● Short exercise:
Transcribe only the part of the material below that begins at the line containing "What React, TypeScript" and ends at the line containing "const doses = ['0', '0.01', '0.1', '1', '30'];", with both kept and images left out.

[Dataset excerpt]
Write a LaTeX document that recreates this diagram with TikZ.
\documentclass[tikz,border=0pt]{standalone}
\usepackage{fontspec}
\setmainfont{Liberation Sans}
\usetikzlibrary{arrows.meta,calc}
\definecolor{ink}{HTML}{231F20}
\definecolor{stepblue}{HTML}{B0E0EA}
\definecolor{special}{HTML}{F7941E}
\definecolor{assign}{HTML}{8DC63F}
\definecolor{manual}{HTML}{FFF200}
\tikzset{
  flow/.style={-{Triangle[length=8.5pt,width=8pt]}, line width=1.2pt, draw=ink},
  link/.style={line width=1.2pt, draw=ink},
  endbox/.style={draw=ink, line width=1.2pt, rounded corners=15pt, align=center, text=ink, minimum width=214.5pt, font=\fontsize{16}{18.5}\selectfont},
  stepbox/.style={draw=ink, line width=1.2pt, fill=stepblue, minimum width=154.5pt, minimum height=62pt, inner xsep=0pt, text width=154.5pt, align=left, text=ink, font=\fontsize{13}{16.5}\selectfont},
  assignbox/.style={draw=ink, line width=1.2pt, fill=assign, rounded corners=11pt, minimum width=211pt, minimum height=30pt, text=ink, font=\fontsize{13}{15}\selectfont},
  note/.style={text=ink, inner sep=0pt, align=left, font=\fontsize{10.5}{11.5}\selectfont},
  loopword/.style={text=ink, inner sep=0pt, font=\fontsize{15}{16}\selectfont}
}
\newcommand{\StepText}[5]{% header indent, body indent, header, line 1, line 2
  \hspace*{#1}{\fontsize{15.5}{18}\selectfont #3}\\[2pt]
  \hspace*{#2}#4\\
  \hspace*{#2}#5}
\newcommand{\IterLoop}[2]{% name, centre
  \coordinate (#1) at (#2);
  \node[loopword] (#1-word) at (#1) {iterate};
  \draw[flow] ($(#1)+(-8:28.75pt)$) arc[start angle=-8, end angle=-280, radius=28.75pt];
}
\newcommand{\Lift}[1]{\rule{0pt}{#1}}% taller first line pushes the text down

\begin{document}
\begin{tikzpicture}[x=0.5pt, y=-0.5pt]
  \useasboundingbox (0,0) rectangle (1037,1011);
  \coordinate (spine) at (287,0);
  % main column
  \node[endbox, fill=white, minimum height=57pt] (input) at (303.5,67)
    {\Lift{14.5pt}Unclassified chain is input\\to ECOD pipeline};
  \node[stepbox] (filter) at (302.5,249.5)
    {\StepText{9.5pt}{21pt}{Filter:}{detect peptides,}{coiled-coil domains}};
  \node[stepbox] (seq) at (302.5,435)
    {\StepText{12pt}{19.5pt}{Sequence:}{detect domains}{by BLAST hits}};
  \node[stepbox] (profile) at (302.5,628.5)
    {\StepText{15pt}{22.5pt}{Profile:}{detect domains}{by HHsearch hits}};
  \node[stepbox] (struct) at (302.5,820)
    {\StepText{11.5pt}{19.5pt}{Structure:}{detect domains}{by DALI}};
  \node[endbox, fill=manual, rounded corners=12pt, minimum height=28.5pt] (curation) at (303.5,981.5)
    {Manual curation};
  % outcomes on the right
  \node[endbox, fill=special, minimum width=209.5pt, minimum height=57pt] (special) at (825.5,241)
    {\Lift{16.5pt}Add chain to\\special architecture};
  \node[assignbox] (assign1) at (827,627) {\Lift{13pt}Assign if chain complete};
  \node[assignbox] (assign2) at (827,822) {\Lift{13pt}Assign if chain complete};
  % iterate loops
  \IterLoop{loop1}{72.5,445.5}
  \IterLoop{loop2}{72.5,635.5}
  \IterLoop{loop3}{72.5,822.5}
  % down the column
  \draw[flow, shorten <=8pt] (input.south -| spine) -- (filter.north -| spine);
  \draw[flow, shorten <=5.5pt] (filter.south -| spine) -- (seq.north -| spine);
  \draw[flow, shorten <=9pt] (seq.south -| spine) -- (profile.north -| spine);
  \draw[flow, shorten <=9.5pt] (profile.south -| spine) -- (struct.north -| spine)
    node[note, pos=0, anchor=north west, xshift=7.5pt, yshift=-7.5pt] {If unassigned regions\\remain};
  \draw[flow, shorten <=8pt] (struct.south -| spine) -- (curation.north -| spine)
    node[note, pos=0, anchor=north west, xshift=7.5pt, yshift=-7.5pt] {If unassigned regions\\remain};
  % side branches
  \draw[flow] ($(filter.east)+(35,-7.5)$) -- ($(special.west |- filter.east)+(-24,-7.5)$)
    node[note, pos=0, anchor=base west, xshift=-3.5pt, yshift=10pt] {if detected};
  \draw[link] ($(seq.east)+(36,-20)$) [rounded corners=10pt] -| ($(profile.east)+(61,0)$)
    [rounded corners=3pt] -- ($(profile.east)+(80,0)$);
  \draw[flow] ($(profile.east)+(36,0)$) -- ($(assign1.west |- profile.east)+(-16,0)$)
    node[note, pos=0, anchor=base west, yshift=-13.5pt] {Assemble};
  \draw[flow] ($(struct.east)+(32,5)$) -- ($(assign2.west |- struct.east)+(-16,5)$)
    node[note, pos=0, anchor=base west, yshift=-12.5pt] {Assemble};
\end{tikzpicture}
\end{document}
...
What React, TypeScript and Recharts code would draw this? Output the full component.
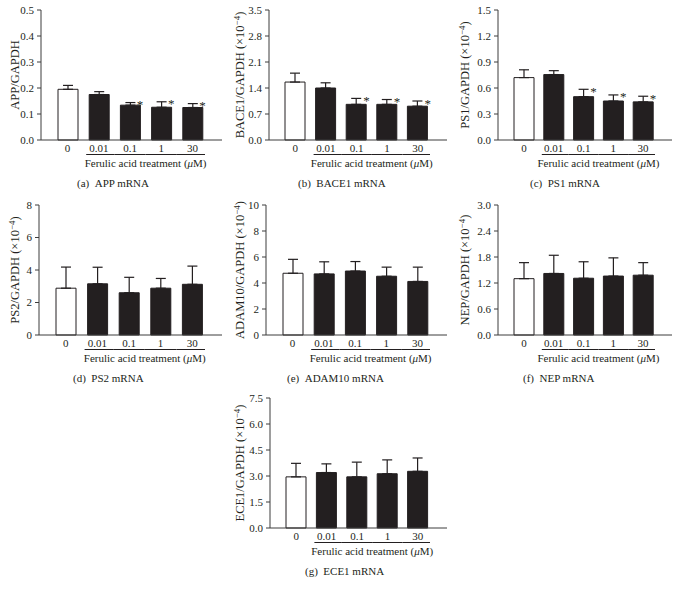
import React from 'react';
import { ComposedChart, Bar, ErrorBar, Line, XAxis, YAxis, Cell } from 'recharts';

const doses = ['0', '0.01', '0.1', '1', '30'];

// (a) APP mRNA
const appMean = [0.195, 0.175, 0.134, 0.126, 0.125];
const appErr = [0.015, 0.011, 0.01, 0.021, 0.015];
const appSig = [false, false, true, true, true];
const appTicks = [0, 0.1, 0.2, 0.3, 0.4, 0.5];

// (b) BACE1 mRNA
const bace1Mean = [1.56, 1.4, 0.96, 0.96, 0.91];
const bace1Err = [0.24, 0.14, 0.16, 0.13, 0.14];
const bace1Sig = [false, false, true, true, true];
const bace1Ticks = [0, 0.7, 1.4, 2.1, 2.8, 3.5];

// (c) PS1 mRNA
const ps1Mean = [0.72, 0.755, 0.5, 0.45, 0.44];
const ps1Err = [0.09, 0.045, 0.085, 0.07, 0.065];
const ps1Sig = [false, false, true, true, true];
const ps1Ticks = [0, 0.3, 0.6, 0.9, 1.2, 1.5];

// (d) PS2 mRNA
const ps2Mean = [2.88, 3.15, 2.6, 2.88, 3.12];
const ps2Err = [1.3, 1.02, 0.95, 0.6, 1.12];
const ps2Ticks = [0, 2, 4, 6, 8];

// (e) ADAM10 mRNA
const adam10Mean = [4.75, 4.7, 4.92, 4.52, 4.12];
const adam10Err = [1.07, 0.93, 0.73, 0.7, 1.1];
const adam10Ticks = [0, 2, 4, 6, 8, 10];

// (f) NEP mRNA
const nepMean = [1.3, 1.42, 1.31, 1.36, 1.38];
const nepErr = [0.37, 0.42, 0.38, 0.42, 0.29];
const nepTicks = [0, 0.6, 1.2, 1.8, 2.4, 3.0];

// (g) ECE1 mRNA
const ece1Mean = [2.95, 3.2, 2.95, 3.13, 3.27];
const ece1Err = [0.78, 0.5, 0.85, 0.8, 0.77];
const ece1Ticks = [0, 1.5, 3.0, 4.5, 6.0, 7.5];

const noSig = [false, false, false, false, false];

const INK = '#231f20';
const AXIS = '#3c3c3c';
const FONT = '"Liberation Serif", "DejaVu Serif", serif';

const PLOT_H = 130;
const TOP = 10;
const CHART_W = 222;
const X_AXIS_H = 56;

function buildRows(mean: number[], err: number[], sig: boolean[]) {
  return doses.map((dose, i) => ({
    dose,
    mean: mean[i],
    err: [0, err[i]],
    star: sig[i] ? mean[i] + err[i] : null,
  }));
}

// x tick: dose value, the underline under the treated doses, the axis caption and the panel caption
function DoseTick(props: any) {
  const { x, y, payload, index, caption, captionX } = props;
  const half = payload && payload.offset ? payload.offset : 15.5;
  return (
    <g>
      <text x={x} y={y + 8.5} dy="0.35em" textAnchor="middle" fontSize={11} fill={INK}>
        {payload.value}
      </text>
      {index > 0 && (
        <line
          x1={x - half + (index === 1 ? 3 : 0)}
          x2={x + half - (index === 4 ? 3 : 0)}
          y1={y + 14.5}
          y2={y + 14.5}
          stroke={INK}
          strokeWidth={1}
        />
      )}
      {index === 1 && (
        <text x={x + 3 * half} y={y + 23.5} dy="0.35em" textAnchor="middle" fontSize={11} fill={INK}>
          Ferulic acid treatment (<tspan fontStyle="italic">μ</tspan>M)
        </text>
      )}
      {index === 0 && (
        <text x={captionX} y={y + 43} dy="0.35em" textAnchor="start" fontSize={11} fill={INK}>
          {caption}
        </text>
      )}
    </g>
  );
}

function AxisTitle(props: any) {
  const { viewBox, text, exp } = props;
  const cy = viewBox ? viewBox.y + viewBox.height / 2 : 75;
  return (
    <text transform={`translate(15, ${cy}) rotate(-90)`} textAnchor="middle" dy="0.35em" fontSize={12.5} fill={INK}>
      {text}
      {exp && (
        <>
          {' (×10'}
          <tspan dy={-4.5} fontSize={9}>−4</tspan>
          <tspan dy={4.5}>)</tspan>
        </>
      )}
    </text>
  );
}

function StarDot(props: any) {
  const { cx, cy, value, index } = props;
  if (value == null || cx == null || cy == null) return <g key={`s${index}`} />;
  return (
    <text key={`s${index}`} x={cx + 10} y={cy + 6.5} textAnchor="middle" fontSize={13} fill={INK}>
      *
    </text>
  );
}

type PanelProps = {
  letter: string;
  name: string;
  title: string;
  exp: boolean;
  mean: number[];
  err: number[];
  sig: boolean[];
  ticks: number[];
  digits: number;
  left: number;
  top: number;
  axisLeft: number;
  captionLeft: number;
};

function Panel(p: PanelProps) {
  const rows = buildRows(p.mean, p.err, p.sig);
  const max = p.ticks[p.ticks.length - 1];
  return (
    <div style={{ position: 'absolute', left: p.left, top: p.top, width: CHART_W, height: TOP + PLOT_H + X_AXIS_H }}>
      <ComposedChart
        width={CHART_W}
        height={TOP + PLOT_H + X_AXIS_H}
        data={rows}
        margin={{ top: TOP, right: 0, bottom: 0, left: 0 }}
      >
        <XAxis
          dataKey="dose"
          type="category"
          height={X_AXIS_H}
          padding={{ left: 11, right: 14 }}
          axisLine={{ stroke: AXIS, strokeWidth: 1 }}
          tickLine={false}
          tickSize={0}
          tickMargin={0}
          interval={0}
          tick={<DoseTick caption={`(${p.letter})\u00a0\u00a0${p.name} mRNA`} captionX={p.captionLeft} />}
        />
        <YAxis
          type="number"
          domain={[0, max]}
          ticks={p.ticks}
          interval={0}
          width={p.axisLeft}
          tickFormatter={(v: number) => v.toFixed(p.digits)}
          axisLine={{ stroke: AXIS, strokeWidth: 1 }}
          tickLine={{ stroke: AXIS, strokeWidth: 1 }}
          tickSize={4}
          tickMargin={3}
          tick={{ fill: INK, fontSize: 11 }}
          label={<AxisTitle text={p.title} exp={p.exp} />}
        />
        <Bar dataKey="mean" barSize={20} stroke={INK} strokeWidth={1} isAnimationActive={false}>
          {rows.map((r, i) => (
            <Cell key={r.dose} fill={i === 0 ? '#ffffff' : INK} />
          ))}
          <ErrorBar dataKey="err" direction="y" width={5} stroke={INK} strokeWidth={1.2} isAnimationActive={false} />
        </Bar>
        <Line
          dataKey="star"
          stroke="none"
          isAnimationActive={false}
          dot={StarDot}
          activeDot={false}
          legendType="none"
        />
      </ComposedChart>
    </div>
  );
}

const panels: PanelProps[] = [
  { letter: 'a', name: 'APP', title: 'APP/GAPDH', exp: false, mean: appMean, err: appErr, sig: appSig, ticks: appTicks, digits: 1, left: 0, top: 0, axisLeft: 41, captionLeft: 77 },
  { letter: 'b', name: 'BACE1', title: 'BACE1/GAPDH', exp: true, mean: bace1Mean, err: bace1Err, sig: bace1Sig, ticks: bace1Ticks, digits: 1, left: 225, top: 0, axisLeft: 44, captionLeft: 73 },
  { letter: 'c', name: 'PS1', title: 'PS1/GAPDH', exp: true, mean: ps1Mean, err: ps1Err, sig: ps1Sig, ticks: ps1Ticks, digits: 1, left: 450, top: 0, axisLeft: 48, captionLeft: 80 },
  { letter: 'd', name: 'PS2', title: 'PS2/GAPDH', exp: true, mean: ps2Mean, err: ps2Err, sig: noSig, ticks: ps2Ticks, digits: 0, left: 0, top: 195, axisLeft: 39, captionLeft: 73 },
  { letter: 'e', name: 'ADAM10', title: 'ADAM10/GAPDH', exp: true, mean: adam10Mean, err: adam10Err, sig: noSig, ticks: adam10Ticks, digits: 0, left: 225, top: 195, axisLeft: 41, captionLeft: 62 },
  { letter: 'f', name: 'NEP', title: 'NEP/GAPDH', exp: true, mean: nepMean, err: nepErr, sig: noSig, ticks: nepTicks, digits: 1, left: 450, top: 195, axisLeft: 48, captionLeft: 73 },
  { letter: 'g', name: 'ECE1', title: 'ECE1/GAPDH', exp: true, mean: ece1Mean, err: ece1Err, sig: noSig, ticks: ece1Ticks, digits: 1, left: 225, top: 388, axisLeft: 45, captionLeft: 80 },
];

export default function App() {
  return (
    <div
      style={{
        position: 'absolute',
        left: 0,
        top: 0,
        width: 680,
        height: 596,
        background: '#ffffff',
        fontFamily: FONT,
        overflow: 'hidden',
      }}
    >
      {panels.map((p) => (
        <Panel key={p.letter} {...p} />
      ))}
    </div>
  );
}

● Complete response:
What React, TypeScript and Recharts code would draw this? Output the full component.
import React from 'react';
import { ComposedChart, Bar, ErrorBar, Line, XAxis, YAxis, Cell } from 'recharts';

const doses = ['0', '0.01', '0.1', '1', '30'];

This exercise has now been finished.